*The task*: Tell how many lines contain the word "Recreate". Reply with the number only.

— Begin Records for processing —

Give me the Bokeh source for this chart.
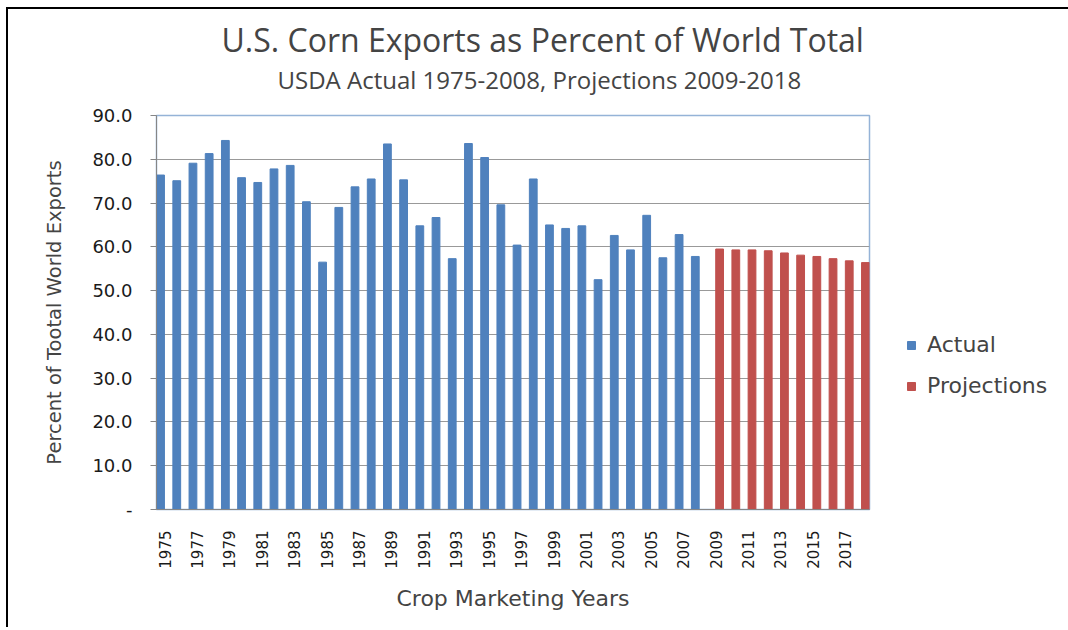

— End Records for processing —
— Begin Records for processing —

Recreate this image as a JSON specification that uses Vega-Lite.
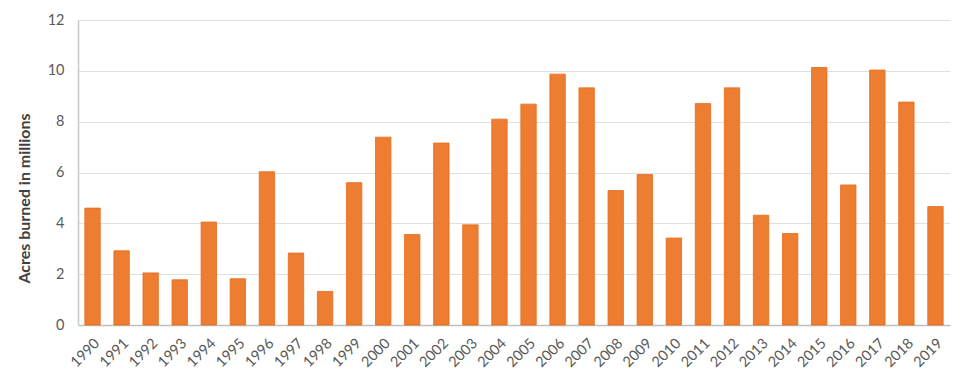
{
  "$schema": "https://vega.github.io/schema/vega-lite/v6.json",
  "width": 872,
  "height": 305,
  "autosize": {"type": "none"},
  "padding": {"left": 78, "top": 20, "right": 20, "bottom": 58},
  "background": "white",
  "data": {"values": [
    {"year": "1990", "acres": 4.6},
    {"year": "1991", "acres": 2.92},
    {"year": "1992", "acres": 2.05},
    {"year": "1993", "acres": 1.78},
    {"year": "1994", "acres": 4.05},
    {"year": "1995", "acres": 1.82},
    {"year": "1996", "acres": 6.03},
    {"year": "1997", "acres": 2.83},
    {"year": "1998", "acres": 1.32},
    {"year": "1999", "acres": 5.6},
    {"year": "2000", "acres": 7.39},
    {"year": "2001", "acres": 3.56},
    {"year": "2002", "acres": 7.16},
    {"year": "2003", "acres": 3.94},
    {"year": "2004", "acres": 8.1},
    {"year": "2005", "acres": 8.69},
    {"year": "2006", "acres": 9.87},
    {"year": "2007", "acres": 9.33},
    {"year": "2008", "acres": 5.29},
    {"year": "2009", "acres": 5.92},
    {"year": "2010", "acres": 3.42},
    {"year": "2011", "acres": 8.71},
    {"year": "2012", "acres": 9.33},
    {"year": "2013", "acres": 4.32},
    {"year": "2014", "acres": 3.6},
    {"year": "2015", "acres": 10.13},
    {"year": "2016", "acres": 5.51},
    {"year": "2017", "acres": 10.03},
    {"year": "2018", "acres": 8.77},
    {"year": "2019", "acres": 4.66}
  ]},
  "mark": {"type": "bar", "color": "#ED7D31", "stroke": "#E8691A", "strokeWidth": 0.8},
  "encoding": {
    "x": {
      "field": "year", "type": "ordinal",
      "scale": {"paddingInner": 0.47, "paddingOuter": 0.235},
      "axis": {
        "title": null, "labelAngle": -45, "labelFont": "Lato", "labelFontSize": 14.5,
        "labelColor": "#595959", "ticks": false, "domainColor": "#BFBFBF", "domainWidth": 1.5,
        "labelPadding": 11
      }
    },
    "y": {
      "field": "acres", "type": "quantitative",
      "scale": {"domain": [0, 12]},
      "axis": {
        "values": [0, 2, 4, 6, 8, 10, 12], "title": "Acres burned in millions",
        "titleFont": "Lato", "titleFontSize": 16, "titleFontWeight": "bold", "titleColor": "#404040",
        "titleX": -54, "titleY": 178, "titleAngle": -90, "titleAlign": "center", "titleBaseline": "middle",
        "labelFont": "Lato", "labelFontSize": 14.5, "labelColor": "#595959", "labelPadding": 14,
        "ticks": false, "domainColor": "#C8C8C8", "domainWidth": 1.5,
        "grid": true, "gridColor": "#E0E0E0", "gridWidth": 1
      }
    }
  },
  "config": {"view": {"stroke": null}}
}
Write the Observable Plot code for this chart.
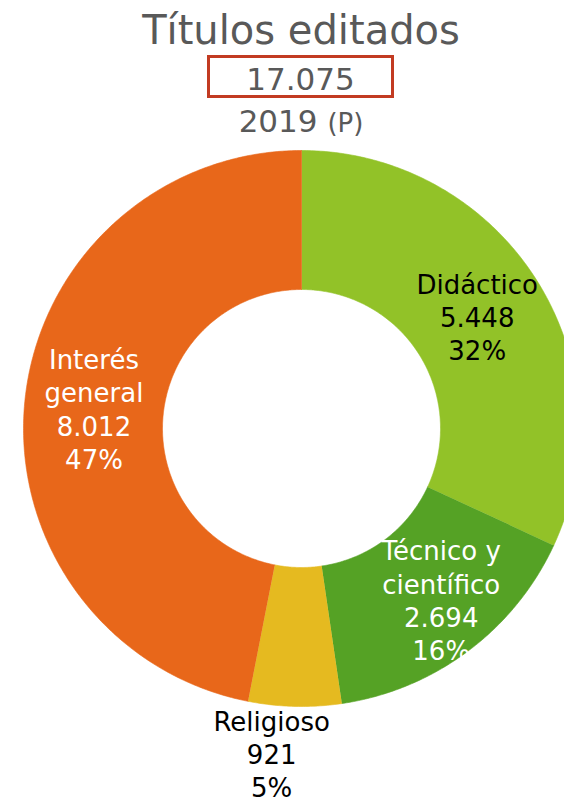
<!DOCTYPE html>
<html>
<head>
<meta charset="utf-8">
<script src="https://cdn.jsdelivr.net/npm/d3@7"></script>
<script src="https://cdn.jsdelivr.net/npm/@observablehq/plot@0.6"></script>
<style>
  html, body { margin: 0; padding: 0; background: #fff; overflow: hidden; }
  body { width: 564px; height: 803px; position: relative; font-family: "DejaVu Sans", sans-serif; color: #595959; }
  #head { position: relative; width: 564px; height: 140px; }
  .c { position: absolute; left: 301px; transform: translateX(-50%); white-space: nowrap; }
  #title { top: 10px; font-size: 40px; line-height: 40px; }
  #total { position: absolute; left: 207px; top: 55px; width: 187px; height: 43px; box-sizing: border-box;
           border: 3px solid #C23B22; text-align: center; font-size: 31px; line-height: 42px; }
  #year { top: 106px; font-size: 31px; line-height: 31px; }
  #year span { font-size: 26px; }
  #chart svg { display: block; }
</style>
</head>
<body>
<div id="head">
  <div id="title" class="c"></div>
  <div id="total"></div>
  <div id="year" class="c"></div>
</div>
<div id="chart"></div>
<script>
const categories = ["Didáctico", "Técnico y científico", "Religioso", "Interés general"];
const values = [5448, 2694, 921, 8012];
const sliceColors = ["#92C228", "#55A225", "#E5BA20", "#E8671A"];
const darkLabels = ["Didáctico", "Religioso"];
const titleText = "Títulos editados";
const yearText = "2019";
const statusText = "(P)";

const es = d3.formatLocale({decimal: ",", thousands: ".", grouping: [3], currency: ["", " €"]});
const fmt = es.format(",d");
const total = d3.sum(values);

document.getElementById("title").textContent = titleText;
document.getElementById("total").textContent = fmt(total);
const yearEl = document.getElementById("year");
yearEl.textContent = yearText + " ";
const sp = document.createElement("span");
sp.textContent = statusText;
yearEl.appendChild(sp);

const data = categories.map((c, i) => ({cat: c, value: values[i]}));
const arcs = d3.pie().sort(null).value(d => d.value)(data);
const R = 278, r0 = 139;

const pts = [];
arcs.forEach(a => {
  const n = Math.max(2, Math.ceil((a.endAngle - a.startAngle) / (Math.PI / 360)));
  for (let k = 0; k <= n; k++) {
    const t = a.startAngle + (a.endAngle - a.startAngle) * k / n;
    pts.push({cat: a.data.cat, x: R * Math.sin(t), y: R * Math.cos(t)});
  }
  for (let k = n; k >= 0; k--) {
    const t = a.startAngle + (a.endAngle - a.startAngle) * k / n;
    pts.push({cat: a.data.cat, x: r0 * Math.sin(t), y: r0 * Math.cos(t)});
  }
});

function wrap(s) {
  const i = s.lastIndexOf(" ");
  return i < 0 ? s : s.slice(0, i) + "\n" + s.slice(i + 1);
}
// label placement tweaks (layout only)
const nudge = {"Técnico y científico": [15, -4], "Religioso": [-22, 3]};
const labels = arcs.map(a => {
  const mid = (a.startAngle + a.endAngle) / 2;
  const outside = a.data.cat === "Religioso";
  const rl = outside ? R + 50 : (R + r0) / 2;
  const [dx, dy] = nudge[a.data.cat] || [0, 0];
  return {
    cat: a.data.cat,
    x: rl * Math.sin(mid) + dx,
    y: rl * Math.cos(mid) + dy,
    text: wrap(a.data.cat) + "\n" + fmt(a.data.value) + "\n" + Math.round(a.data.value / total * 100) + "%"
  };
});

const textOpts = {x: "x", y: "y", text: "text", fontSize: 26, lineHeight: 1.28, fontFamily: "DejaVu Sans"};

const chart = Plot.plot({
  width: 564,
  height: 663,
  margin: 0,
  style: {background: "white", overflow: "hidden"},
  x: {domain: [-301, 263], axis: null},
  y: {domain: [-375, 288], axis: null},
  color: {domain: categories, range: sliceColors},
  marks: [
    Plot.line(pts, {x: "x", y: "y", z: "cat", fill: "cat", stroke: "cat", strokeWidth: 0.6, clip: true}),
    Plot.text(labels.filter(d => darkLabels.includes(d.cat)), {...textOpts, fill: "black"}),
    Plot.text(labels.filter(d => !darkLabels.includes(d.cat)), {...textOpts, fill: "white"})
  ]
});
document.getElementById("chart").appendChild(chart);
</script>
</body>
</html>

— End Records for processing —
— Begin Records for processing —

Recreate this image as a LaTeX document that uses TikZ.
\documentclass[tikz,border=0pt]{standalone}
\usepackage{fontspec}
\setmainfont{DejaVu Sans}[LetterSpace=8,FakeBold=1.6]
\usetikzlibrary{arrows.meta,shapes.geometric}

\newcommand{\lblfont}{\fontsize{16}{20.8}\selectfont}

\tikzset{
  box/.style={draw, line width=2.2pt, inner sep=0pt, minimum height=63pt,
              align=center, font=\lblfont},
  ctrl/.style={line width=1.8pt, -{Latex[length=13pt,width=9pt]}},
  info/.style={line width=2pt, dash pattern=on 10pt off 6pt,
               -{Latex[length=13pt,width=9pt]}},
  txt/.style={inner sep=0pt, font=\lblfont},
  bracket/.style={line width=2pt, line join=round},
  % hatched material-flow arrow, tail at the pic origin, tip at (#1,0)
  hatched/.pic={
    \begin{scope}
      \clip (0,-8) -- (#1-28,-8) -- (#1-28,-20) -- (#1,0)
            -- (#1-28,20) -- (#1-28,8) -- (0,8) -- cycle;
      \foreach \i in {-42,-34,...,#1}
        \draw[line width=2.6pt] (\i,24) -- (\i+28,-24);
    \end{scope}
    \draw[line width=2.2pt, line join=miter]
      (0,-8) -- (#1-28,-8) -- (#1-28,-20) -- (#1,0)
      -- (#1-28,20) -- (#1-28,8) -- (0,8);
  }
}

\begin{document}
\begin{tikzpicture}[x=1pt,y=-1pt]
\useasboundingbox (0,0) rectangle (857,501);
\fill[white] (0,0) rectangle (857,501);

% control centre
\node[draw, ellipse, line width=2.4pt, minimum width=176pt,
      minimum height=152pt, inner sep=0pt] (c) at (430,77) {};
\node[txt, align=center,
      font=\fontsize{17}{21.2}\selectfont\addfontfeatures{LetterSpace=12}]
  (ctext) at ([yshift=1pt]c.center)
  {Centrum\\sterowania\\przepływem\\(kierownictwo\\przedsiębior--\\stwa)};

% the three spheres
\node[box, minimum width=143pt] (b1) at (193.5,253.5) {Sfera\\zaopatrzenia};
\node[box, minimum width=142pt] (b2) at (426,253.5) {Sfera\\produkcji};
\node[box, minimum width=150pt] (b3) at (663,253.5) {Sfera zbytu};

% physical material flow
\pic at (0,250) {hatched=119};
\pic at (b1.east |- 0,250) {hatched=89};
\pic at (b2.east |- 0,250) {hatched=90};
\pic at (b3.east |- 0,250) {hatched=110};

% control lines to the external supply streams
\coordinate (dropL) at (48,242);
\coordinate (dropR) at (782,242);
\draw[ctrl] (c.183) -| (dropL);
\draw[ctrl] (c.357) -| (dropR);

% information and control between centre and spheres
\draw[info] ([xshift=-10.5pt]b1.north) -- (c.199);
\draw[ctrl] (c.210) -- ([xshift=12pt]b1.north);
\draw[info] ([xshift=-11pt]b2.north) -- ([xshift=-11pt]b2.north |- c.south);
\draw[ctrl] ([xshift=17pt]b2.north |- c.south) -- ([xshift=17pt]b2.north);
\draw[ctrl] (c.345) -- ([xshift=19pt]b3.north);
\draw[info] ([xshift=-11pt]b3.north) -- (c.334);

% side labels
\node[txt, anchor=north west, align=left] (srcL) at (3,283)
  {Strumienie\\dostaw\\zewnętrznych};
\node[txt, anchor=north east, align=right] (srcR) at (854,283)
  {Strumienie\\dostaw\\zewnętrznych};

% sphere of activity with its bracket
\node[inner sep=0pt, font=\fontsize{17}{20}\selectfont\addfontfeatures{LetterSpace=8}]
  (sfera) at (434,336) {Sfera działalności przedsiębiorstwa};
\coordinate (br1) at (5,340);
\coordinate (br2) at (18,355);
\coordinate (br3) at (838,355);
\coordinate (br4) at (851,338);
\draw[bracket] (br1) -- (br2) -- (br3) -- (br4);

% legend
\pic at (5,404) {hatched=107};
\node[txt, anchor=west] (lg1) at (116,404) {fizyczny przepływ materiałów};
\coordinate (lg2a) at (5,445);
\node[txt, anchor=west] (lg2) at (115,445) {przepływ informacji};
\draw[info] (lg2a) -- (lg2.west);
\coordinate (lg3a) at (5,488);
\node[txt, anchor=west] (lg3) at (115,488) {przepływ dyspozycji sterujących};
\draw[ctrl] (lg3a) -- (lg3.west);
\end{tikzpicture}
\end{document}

— End Records for processing —

*Answer for the task*: 2